Records supplied:
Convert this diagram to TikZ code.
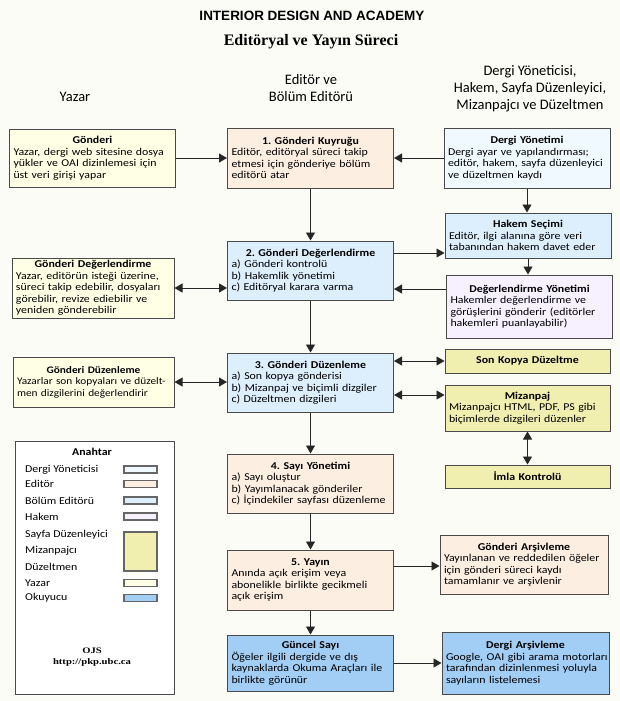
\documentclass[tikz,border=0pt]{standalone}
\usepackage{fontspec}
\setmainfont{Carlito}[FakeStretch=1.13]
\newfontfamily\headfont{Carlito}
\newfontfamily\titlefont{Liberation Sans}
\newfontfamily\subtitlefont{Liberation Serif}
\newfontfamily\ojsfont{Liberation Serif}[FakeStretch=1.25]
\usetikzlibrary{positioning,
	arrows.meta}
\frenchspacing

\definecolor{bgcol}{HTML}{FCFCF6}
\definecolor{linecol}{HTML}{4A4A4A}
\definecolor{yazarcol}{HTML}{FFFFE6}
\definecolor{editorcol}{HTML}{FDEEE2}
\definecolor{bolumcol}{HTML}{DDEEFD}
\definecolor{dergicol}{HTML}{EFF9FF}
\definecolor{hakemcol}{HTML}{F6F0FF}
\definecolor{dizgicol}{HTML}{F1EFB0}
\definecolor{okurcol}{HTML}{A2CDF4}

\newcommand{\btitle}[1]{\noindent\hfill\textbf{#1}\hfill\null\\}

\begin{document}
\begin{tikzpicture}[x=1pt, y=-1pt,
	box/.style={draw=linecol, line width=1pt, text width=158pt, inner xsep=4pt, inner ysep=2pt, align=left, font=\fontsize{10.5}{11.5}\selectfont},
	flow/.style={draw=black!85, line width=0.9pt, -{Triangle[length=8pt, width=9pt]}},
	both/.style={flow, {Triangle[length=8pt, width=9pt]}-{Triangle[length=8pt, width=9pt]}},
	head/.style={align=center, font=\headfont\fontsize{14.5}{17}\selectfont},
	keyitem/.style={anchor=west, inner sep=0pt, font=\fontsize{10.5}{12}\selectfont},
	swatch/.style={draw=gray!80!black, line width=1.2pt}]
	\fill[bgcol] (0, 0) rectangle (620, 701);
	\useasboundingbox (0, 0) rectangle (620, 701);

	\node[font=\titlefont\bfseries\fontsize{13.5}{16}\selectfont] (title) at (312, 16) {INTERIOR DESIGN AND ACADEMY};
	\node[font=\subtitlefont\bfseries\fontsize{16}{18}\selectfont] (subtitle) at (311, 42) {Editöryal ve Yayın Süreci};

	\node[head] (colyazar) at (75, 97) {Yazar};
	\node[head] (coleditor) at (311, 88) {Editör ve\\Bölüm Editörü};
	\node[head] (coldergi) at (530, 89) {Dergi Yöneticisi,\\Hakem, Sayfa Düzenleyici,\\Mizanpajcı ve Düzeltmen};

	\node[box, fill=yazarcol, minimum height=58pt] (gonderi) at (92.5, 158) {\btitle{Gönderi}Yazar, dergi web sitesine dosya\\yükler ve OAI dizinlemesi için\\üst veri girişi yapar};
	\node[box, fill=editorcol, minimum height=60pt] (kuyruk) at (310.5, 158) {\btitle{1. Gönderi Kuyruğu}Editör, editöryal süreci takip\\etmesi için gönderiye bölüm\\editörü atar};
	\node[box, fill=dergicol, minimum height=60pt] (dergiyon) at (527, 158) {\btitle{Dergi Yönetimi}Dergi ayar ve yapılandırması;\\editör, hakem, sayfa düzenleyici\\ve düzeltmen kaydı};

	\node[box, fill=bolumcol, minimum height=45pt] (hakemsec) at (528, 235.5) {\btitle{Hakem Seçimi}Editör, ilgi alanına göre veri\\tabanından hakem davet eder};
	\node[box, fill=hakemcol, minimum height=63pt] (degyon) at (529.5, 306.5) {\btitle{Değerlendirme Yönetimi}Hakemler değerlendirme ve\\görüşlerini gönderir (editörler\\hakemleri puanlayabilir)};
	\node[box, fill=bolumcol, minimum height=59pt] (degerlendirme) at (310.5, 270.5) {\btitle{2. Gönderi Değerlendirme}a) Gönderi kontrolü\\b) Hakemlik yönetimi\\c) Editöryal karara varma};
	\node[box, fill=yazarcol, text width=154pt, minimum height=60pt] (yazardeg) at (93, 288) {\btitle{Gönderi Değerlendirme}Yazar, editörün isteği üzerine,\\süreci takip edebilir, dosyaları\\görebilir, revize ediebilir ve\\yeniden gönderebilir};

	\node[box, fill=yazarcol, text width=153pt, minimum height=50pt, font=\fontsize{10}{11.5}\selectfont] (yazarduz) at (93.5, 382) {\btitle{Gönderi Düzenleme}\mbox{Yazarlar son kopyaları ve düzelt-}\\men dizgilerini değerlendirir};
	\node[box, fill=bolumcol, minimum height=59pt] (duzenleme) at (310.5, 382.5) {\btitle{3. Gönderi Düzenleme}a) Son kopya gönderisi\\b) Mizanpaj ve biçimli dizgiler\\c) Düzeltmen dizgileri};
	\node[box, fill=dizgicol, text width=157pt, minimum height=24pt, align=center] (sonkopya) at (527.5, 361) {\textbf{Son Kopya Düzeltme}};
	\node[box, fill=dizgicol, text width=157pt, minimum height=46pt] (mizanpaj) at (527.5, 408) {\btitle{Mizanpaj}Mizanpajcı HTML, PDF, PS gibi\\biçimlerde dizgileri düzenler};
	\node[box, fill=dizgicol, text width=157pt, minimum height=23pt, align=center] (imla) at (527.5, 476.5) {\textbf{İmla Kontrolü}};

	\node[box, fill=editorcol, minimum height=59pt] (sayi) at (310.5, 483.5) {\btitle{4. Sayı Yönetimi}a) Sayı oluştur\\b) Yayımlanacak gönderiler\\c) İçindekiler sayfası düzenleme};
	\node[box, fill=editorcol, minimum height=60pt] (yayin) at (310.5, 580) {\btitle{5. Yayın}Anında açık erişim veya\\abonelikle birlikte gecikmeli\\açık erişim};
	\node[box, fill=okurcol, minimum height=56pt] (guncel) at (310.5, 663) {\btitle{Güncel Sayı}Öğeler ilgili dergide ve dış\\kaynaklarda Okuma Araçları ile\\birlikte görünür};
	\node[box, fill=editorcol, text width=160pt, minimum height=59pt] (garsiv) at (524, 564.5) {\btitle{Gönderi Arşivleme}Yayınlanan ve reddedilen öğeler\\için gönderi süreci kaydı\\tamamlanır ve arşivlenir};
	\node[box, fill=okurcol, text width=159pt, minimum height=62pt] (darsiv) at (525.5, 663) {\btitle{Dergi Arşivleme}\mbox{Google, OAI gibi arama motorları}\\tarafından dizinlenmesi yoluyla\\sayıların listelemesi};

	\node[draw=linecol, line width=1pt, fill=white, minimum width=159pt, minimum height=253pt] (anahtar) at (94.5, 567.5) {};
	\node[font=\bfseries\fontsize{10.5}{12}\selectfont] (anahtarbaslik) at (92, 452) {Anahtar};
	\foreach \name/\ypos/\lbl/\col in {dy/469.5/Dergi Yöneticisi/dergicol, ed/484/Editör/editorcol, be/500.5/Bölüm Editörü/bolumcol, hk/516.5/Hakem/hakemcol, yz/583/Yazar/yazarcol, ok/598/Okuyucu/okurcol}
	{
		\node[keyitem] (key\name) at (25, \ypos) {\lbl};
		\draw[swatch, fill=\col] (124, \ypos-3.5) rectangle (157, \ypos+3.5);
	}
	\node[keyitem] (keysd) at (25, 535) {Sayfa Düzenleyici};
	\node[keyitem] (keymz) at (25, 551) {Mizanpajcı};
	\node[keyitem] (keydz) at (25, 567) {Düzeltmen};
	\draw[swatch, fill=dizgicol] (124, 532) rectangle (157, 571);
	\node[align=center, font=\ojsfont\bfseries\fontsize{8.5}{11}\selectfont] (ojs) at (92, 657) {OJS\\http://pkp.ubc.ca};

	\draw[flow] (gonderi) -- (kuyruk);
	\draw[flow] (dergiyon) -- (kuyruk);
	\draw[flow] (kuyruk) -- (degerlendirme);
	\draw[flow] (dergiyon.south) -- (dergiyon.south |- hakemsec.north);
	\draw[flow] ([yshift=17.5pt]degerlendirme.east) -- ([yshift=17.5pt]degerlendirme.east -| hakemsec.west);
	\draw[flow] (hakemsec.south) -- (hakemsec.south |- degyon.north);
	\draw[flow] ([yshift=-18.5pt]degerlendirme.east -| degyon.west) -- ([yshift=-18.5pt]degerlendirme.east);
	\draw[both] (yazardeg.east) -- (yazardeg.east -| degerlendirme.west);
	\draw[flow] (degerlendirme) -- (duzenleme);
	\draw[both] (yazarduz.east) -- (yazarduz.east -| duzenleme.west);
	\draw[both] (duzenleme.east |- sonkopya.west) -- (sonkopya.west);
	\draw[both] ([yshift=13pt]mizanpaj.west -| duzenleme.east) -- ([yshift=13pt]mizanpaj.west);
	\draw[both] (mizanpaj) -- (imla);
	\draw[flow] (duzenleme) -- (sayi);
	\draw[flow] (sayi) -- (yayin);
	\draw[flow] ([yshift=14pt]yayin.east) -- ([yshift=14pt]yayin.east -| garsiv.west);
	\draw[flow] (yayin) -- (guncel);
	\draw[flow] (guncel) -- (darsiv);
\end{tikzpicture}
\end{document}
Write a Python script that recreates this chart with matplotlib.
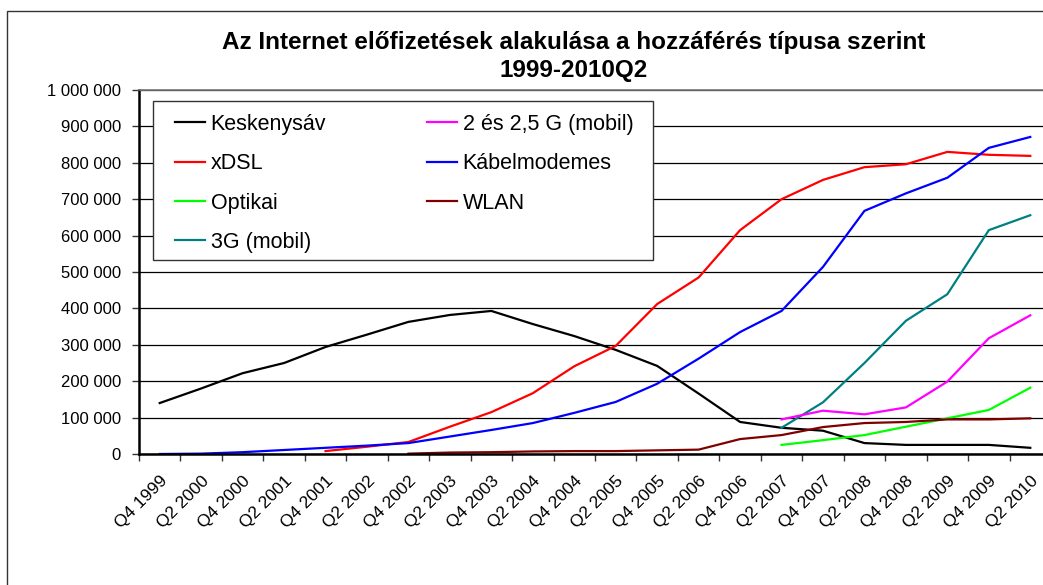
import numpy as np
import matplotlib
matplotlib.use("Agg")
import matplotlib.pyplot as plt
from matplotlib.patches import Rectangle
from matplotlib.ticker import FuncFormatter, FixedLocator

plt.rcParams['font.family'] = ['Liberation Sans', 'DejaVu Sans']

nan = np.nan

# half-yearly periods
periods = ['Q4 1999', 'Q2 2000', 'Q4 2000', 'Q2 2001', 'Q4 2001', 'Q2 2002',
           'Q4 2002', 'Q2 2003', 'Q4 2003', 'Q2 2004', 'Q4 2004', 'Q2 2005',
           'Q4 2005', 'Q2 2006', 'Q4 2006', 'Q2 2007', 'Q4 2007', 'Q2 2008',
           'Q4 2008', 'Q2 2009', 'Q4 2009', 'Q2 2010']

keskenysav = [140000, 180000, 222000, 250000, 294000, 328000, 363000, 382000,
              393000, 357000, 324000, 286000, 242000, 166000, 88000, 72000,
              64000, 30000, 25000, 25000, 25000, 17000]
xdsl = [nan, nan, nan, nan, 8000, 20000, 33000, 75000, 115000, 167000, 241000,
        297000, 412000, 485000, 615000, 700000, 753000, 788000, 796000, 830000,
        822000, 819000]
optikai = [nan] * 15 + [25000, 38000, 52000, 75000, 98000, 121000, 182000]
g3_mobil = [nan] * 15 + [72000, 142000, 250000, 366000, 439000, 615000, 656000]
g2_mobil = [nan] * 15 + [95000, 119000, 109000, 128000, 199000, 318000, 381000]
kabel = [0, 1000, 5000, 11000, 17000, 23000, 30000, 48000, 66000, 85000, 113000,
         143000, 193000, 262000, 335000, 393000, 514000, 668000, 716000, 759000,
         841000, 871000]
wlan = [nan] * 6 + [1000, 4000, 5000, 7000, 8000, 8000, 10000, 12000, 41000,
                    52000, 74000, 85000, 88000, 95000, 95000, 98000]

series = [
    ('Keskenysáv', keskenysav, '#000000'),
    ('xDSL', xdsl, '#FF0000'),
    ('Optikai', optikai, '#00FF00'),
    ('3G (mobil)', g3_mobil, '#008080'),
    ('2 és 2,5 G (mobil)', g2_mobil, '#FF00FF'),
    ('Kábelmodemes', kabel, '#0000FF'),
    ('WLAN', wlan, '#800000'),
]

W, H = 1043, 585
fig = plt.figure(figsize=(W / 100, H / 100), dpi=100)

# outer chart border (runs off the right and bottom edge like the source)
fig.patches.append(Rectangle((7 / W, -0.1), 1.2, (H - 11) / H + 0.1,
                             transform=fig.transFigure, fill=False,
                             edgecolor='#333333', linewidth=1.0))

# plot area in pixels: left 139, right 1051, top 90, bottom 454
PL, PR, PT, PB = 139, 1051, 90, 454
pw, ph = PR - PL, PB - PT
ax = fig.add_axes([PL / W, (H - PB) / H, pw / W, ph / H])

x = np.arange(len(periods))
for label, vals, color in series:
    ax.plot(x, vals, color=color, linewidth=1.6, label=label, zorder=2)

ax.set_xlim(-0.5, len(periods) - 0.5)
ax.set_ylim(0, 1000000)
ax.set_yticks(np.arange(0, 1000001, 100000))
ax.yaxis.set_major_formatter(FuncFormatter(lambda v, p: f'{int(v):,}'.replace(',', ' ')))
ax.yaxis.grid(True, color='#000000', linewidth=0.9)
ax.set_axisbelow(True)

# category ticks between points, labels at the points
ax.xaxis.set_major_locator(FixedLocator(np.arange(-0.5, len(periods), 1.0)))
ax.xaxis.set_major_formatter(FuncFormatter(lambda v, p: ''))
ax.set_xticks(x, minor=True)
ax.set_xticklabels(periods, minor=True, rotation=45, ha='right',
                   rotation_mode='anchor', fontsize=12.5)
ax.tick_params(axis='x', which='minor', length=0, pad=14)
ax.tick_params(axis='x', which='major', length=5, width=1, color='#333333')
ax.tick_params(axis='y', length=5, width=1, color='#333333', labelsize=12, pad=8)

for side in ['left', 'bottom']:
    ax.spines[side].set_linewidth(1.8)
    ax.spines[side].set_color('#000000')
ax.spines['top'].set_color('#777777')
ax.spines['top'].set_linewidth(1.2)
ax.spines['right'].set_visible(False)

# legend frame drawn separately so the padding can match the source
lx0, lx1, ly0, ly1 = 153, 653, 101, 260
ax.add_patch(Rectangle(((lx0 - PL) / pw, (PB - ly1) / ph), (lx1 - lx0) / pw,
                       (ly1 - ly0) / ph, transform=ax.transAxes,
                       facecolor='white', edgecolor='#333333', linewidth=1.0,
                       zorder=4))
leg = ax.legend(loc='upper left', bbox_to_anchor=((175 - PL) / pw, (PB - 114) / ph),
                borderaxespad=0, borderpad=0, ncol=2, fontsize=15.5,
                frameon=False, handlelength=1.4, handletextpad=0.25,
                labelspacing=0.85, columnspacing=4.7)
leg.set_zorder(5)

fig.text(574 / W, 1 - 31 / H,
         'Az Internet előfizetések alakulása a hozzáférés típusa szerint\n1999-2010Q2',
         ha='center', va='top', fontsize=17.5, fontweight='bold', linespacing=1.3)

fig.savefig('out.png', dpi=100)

Aim of the exercise: Nothing but the lines from the one containing "Write a Python" through the one containing "nan = np.nan" should be written out, exactly and with both ends. Pictures are left out.

Full response:
Write a Python script that recreates this chart with matplotlib.
import numpy as np
import matplotlib
matplotlib.use("Agg")
import matplotlib.pyplot as plt
from matplotlib.patches import Rectangle
from matplotlib.ticker import FuncFormatter, FixedLocator

plt.rcParams['font.family'] = ['Liberation Sans', 'DejaVu Sans']

nan = np.nan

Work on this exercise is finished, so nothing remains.